Copy out all lines carrying the word "draw".
# # # # #
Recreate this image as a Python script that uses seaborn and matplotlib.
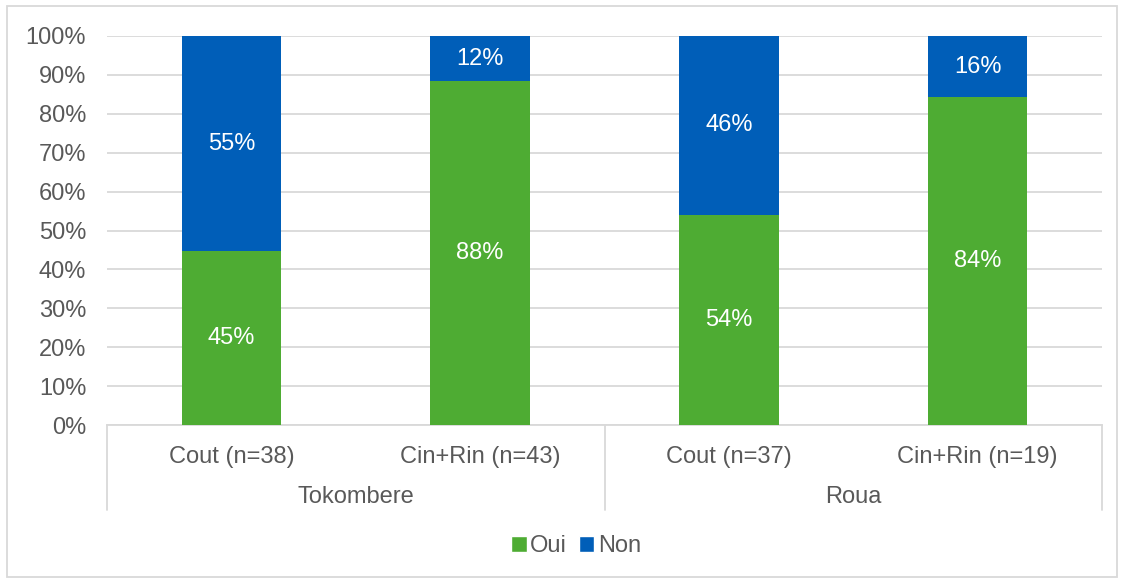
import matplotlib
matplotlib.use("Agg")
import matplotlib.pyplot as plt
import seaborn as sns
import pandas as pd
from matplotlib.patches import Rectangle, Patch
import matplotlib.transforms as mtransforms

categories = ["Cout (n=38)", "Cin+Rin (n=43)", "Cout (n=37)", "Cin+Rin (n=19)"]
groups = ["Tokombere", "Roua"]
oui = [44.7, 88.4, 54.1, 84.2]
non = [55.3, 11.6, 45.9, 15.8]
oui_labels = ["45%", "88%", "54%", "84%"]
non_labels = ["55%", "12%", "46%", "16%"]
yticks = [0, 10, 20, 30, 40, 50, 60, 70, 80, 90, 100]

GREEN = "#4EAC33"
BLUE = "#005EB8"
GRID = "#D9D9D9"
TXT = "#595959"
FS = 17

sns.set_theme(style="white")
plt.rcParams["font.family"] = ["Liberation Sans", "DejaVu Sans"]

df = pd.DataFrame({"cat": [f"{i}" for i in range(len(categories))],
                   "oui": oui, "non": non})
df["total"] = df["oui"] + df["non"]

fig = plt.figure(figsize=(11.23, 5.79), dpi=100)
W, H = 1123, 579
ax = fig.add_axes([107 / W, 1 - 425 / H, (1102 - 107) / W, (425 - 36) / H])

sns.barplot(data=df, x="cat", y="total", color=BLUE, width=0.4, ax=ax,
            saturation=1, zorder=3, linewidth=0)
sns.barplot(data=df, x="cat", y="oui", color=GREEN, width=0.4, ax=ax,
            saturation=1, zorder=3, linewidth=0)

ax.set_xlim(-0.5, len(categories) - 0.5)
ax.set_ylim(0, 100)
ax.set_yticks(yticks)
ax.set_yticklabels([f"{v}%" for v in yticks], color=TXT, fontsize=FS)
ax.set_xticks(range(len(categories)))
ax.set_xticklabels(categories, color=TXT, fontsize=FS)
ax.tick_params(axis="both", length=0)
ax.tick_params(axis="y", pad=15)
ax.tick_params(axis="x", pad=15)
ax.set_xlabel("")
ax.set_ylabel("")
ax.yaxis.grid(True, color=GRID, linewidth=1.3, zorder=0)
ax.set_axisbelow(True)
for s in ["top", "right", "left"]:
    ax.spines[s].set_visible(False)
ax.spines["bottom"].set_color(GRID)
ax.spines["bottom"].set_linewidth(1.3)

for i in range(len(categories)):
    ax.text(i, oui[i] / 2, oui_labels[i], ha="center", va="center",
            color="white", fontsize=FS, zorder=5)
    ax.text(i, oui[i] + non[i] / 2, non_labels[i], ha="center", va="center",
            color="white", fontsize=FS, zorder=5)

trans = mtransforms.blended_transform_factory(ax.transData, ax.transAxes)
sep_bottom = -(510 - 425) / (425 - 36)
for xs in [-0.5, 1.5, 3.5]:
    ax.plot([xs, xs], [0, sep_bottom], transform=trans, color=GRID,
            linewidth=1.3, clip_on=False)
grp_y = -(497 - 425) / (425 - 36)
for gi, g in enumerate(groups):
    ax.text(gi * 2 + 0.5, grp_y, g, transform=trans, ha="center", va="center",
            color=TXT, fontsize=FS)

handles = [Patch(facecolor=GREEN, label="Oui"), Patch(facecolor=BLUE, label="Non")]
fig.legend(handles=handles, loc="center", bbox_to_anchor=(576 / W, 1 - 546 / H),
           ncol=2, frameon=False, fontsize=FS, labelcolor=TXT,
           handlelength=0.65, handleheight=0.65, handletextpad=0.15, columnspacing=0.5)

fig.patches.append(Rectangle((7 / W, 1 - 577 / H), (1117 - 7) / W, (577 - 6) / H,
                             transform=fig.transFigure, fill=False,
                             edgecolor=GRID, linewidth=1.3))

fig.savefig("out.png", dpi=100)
# # # # #
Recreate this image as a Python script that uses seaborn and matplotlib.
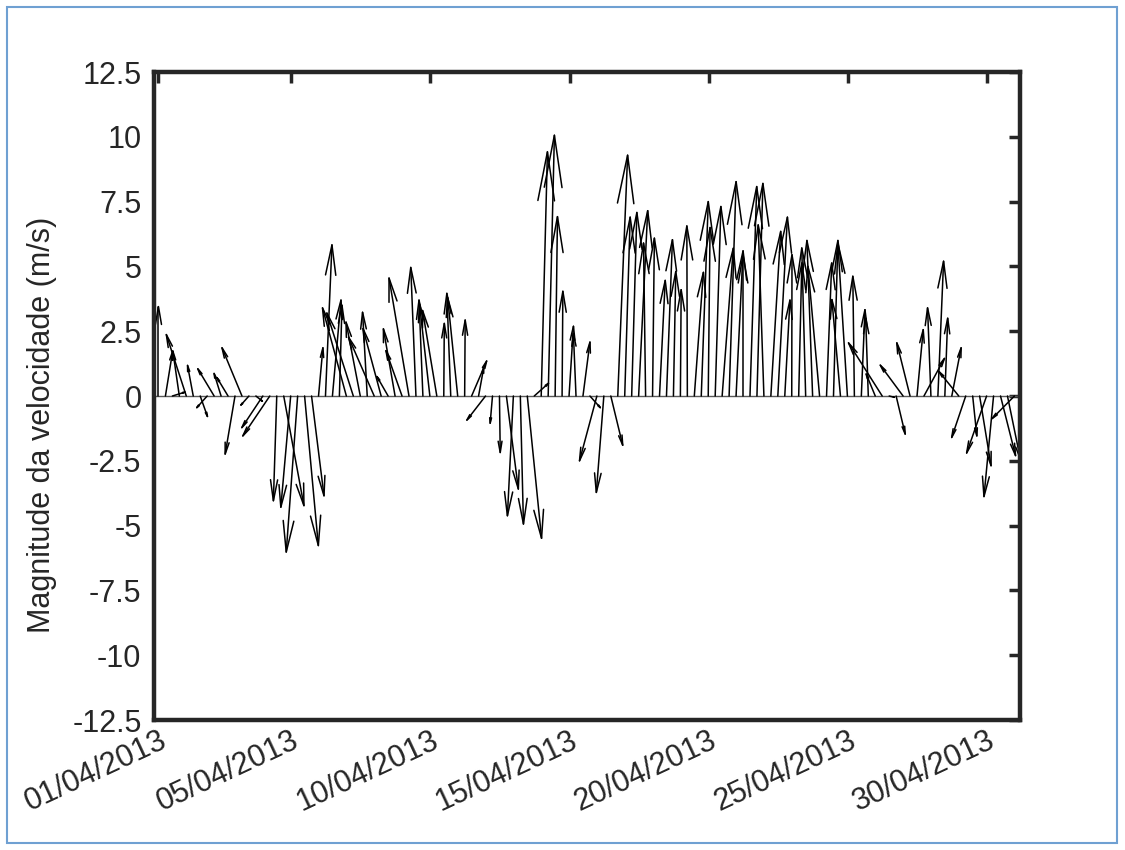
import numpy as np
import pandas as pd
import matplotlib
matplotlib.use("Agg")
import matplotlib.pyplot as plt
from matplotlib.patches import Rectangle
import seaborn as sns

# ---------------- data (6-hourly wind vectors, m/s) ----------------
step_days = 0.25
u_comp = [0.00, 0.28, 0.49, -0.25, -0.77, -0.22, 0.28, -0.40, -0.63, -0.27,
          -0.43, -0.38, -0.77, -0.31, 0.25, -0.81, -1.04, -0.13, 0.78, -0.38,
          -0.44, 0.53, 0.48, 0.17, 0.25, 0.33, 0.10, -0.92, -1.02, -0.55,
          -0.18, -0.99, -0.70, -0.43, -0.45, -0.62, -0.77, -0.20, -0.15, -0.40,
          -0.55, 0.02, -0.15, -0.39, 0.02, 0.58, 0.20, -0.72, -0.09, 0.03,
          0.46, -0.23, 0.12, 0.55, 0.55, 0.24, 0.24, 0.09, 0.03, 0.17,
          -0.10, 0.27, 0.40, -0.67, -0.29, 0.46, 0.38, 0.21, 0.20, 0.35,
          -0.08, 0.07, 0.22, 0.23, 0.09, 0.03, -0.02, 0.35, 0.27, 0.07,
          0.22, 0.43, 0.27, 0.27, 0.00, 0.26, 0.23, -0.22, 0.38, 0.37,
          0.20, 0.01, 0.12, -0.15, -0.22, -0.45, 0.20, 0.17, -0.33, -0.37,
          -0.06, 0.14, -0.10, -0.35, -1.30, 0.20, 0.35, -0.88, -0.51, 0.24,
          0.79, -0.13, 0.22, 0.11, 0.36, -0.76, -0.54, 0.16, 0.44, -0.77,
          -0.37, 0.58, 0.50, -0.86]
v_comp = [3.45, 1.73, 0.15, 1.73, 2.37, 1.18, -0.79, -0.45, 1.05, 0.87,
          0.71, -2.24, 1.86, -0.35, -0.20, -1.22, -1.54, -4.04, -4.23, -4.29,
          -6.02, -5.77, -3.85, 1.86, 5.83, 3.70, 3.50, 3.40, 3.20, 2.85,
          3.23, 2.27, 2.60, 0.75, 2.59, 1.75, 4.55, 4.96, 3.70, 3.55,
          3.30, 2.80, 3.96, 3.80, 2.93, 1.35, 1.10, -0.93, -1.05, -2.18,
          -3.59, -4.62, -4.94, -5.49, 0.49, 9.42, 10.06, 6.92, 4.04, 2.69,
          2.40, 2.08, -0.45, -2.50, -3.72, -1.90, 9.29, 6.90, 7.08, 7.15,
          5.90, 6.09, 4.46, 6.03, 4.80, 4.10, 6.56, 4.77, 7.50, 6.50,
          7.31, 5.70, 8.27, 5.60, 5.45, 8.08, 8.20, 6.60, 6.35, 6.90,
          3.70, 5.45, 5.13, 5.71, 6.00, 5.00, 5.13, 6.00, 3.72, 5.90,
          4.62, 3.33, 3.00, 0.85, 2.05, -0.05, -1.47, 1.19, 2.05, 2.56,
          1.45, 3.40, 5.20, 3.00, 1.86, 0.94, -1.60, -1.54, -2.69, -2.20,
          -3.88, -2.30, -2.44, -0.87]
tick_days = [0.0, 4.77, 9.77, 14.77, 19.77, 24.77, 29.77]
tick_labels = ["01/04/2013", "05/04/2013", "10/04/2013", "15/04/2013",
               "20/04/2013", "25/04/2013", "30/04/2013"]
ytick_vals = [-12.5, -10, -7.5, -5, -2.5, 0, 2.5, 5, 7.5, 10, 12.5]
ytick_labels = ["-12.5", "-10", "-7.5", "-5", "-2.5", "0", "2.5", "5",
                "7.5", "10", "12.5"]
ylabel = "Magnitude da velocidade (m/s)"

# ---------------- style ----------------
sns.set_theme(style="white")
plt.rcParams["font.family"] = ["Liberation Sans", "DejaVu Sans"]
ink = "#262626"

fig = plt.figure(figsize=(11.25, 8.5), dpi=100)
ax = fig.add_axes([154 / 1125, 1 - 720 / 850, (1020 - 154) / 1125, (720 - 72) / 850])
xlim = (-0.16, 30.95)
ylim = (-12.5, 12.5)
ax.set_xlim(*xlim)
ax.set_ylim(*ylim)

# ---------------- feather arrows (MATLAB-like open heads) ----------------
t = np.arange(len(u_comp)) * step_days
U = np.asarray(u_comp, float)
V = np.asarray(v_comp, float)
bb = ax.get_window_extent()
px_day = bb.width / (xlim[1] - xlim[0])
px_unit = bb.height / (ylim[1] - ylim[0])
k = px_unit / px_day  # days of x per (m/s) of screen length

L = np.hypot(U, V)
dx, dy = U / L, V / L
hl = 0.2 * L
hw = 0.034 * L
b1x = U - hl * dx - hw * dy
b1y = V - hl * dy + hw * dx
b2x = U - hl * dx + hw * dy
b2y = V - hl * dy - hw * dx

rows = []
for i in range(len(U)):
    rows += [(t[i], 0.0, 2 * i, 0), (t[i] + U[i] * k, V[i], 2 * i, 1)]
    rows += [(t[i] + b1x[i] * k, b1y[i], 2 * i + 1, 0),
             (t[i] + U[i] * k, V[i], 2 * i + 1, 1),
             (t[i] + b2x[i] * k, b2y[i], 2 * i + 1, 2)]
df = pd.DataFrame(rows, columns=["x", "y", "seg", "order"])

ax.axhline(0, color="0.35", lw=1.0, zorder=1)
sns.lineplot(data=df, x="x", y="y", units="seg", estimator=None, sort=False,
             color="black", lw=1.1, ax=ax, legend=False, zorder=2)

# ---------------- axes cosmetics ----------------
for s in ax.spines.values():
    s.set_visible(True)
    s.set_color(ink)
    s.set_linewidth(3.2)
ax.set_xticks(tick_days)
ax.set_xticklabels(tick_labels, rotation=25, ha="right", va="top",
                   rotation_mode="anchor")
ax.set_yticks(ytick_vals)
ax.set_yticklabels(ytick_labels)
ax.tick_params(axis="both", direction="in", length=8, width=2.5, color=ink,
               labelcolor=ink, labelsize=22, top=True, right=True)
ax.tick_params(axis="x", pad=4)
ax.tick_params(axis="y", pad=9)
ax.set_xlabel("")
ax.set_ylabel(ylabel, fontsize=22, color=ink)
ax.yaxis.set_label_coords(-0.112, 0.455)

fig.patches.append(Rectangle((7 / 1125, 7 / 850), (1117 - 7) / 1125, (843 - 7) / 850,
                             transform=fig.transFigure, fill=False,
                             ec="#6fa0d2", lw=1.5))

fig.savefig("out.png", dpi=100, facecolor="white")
# # # # #
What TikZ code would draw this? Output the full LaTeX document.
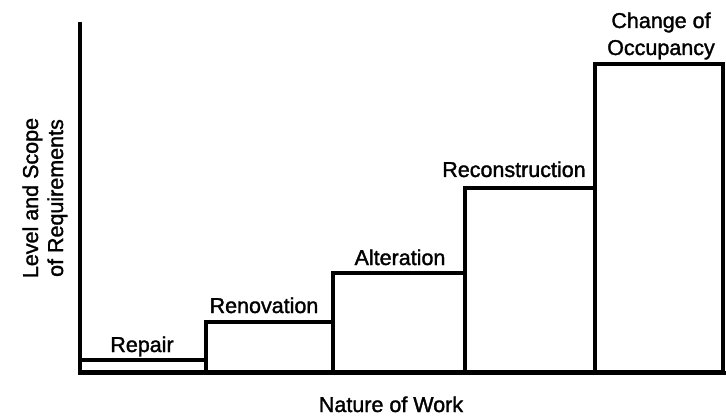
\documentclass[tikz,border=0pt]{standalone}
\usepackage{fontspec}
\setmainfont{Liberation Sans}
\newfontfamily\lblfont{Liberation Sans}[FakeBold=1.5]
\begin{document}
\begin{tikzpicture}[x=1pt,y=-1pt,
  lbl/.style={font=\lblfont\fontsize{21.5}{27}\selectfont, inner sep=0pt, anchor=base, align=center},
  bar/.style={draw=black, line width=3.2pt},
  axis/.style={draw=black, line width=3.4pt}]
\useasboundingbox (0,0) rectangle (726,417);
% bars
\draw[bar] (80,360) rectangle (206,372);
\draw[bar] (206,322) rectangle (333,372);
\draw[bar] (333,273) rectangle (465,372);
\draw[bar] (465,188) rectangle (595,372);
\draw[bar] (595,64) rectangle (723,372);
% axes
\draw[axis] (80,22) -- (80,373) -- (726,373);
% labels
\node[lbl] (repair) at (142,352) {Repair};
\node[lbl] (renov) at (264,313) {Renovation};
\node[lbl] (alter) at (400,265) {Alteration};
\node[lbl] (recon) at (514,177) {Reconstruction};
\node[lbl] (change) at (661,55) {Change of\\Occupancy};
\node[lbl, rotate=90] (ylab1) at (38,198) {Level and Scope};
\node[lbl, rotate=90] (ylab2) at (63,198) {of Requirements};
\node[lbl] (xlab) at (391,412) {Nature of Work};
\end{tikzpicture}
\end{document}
# # # # #
**Result below:**
What TikZ code would draw this? Output the full LaTeX document.
  bar/.style={draw=black, line width=3.2pt},
  axis/.style={draw=black, line width=3.4pt}]
\draw[bar] (80,360) rectangle (206,372);
\draw[bar] (206,322) rectangle (333,372);
\draw[bar] (333,273) rectangle (465,372);
\draw[bar] (465,188) rectangle (595,372);
\draw[bar] (595,64) rectangle (723,372);
\draw[axis] (80,22) -- (80,373) -- (726,373);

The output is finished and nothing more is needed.